▶ _WORK INSTRUCTIONS_: Write out the data below exactly as given, without any of its pictures.

+++ RECORDED INFORMATION

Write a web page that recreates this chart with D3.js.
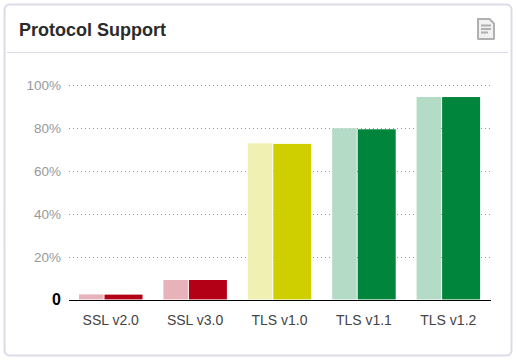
<!DOCTYPE html>
<html><head><meta charset="utf-8">
<script src="https://cdn.jsdelivr.net/npm/d3@7"></script>
<style>html,body{margin:0;padding:0;background:#fff}svg{display:block}text{font-family:"Liberation Sans",Arial,sans-serif}</style>
</head><body><div id="c"></div>
<script>
const categories = ["SSL v2.0","SSL v3.0","TLS v1.0","TLS v1.1","TLS v1.2"];
const lightValues = [2.6,9.3,72.9,79.9,94.4];
const darkValues = [2.5,9.3,72.6,79.4,94.4];
const lightColors = ["#e8b2ba","#e8b2ba","#f0f0b2","#b3dbc6","#b3dbc6"];
const darkColors = ["#b30017","#b30017","#cfcf00","#00853c","#00853c"];
const yTicks = [20,40,60,80,100];
const title = "Protocol Support";

const W=516,H=361;
const svg=d3.select("#c").append("svg").attr("width",W).attr("height",H);
svg.append("rect").attr("x",4.5).attr("y",4.5).attr("width",507).attr("height",351).attr("rx",5)
  .attr("fill","#fff").attr("stroke","#dcdbe8").attr("stroke-width",2);
svg.append("line").attr("x1",7).attr("x2",508).attr("y1",52.5).attr("y2",52.5).attr("stroke","#dcdbe8").attr("stroke-width",1);
svg.append("text").attr("x",19).attr("y",36).attr("font-size",18).attr("font-weight",700).attr("fill","#2b2b2b").text(title);

const icon=svg.append("g").attr("transform","translate(477,18)");
icon.append("path").attr("d","M1,1H12.5L17,5.5V20.5a.5.5 0 0 1-.5.5H1.5a.5.5 0 0 1-.5-.5Z").attr("fill","#f1f1f1").attr("stroke","#b0b0b0").attr("stroke-width",2);
icon.append("path").attr("d","M4,7.5H14M4,11H14M4,14.5H11").attr("stroke","#b0b0b0").attr("stroke-width",1.8).attr("fill","none");

const x=d3.scaleBand().domain(categories).range([69,491]);
const y=d3.scaleLinear().domain([0,100]).range([300,85]);

const grid=svg.append("g");
grid.selectAll("line").data(yTicks).join("line")
  .attr("x1",69).attr("x2",491).attr("y1",d=>Math.round(y(d))+.5).attr("y2",d=>Math.round(y(d))+.5)
  .attr("stroke","#999").attr("stroke-width",1).attr("stroke-dasharray","1 3");

const lw=24.5,dw=38,off=10;
svg.append("g").selectAll("rect").data(categories).join("rect")
  .attr("x",d=>x(d)+off).attr("width",lw)
  .attr("y",(d,i)=>y(lightValues[i])).attr("height",(d,i)=>299.4-y(lightValues[i]))
  .attr("fill",(d,i)=>lightColors[i]);
svg.append("g").selectAll("rect").data(categories).join("rect")
  .attr("x",d=>x(d)+off+lw+1).attr("width",dw)
  .attr("y",(d,i)=>y(darkValues[i])).attr("height",(d,i)=>299.4-y(darkValues[i]))
  .attr("fill",(d,i)=>darkColors[i]);

svg.append("line").attr("x1",69).attr("x2",491).attr("y1",300.5).attr("y2",300.5).attr("stroke","#000").attr("stroke-width",1);

svg.append("g").selectAll("text").data(yTicks).join("text")
  .attr("x",61).attr("y",d=>y(d)+5).attr("text-anchor","end").attr("font-size",13.5).attr("fill","#999").text(d=>d+"%");
svg.append("text").attr("x",61).attr("y",304.5).attr("text-anchor","end").attr("font-size",16).attr("font-weight",700).attr("fill","#000").text("0");

svg.append("g").selectAll("text").data(categories).join("text")
  .attr("x",d=>x(d)+x.bandwidth()/2-.5).attr("y",325).attr("text-anchor","middle").attr("font-size",14).attr("fill","#444").text(d=>d);
</script></body></html>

++++++

▶ _FINAL ANSWER_:
Write a web page that recreates this chart with D3.js.
<!DOCTYPE html>
<html><head><meta charset="utf-8">
<script src="https://cdn.jsdelivr.net/npm/d3@7"></script>
<style>html,body{margin:0;padding:0;background:#fff}svg{display:block}text{font-family:"Liberation Sans",Arial,sans-serif}</style>
</head><body><div id="c"></div>
<script>
const categories = ["SSL v2.0","SSL v3.0","TLS v1.0","TLS v1.1","TLS v1.2"];
const lightValues = [2.6,9.3,72.9,79.9,94.4];
const darkValues = [2.5,9.3,72.6,79.4,94.4];
const lightColors = ["#e8b2ba","#e8b2ba","#f0f0b2","#b3dbc6","#b3dbc6"];
const darkColors = ["#b30017","#b30017","#cfcf00","#00853c","#00853c"];
const yTicks = [20,40,60,80,100];
const title = "Protocol Support";

const W=516,H=361;
const svg=d3.select("#c").append("svg").attr("width",W).attr("height",H);
svg.append("rect").attr("x",4.5).attr("y",4.5).attr("width",507).attr("height",351).attr("rx",5)
  .attr("fill","#fff").attr("stroke","#dcdbe8").attr("stroke-width",2);
svg.append("line").attr("x1",7).attr("x2",508).attr("y1",52.5).attr("y2",52.5).attr("stroke","#dcdbe8").attr("stroke-width",1);
svg.append("text").attr("x",19).attr("y",36).attr("font-size",18).attr("font-weight",700).attr("fill","#2b2b2b").text(title);

const icon=svg.append("g").attr("transform","translate(477,18)");
icon.append("path").attr("d","M1,1H12.5L17,5.5V20.5a.5.5 0 0 1-.5.5H1.5a.5.5 0 0 1-.5-.5Z").attr("fill","#f1f1f1").attr("stroke","#b0b0b0").attr("stroke-width",2);
icon.append("path").attr("d","M4,7.5H14M4,11H14M4,14.5H11").attr("stroke","#b0b0b0").attr("stroke-width",1.8).attr("fill","none");

const x=d3.scaleBand().domain(categories).range([69,491]);
const y=d3.scaleLinear().domain([0,100]).range([300,85]);

const grid=svg.append("g");
grid.selectAll("line").data(yTicks).join("line")
  .attr("x1",69).attr("x2",491).attr("y1",d=>Math.round(y(d))+.5).attr("y2",d=>Math.round(y(d))+.5)
  .attr("stroke","#999").attr("stroke-width",1).attr("stroke-dasharray","1 3");

const lw=24.5,dw=38,off=10;
svg.append("g").selectAll("rect").data(categories).join("rect")
  .attr("x",d=>x(d)+off).attr("width",lw)
  .attr("y",(d,i)=>y(lightValues[i])).attr("height",(d,i)=>299.4-y(lightValues[i]))
  .attr("fill",(d,i)=>lightColors[i]);
svg.append("g").selectAll("rect").data(categories).join("rect")
  .attr("x",d=>x(d)+off+lw+1).attr("width",dw)
  .attr("y",(d,i)=>y(darkValues[i])).attr("height",(d,i)=>299.4-y(darkValues[i]))
  .attr("fill",(d,i)=>darkColors[i]);

svg.append("line").attr("x1",69).attr("x2",491).attr("y1",300.5).attr("y2",300.5).attr("stroke","#000").attr("stroke-width",1);

svg.append("g").selectAll("text").data(yTicks).join("text")
  .attr("x",61).attr("y",d=>y(d)+5).attr("text-anchor","end").attr("font-size",13.5).attr("fill","#999").text(d=>d+"%");
svg.append("text").attr("x",61).attr("y",304.5).attr("text-anchor","end").attr("font-size",16).attr("font-weight",700).attr("fill","#000").text("0");

svg.append("g").selectAll("text").data(categories).join("text")
  .attr("x",d=>x(d)+x.bandwidth()/2-.5).attr("y",325).attr("text-anchor","middle").attr("font-size",14).attr("fill","#444").text(d=>d);
</script></body></html>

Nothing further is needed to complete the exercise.